Dr. Rad, a longtime telemedicine provider, uses Tricefy to upload all of his practice’s non-imaging patient documents, such as intake forms, lab results, insurance documents and other records as PDFs, in order to keep all of the patient information centralized and accessible. 

Tricefy is a secure, cloud based medical imaging solution. It allows providers to safely and quickly store, share, collaborate, report and route their imaging studies at any time, from any location.

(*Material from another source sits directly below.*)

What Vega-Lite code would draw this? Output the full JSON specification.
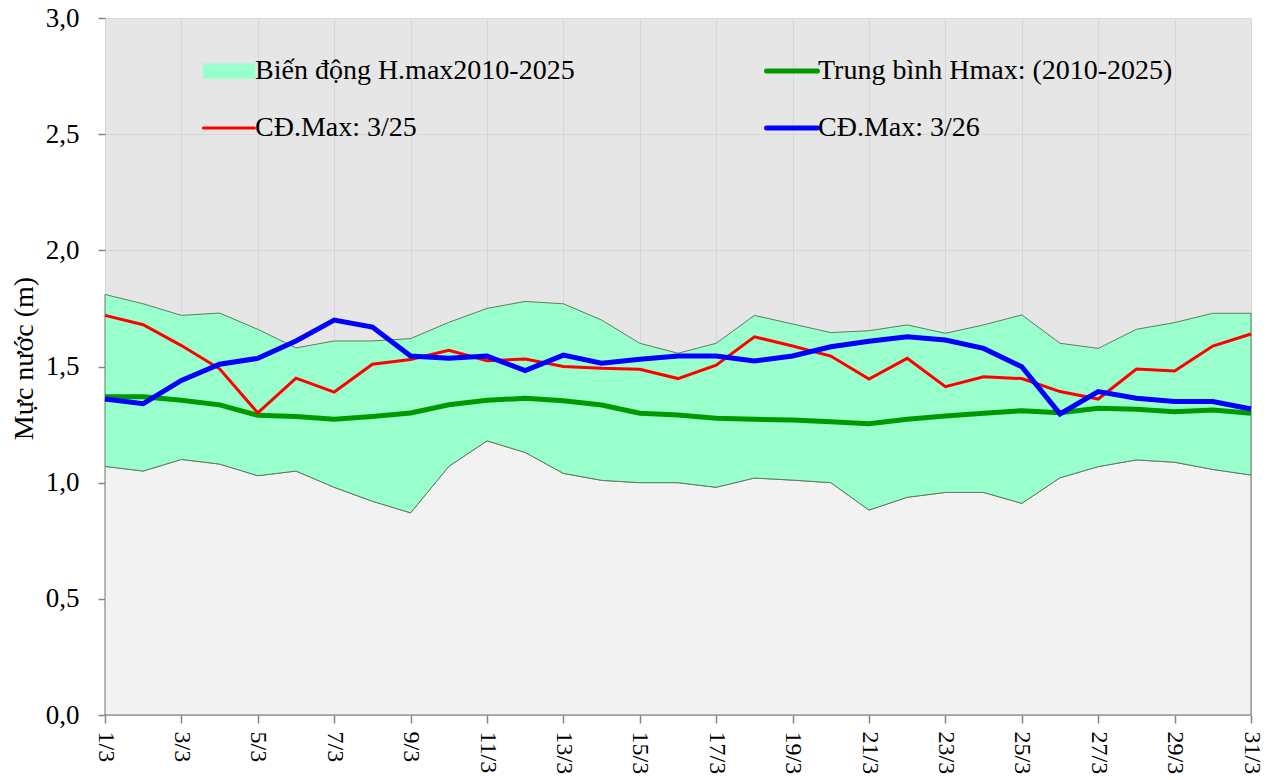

“You can make your own templates for everything. I made my own custom billing templates with all the ICD-10 and CPT codes easily plugged in, so I’m even able to do my billing from Tricefy.” Learn more about how to bill and code using Tricefy here : https://vimeo.com/430525837#t=284s  “Having all of our patient documentation centralized in Tricefy is key. Everything is in the cloud, and it’s easy to access from any device, like my iPhone or iPad, from anywhere.”

 

How can Tricefy support the users need for effective telemedicine solutions?
The clinical collaboration workflow can be used for interacting not only with other providers and specialists. It can also be used to interact with patients and hence enabling other aspects of store-and-forward Telemedicine. Tricefy can also be used in conjunction with other telemedicine platforms geared towards online-patient visits either by the patients sharing their images with the virtual doctor or the doctor having access and sharing the images during the virtual visit through online screenshare. 

 

What does the future hold for telemedicine in Imaging in general and with Tricefy specifically?
With the fast acceptance and adoption rate of telemedicine both by providers and patients, we are now witnessing the number of platform providers grow even further. But how many different services, platforms, apps and IT solutions does a provider really want to manage? We are likely to see integrations of platforms and specialized platforms e.g.  imaging and surveillance systems will have video conferencing and secure messaging, live, two-way or real-time synchronous audio, video and Hybrid consultation.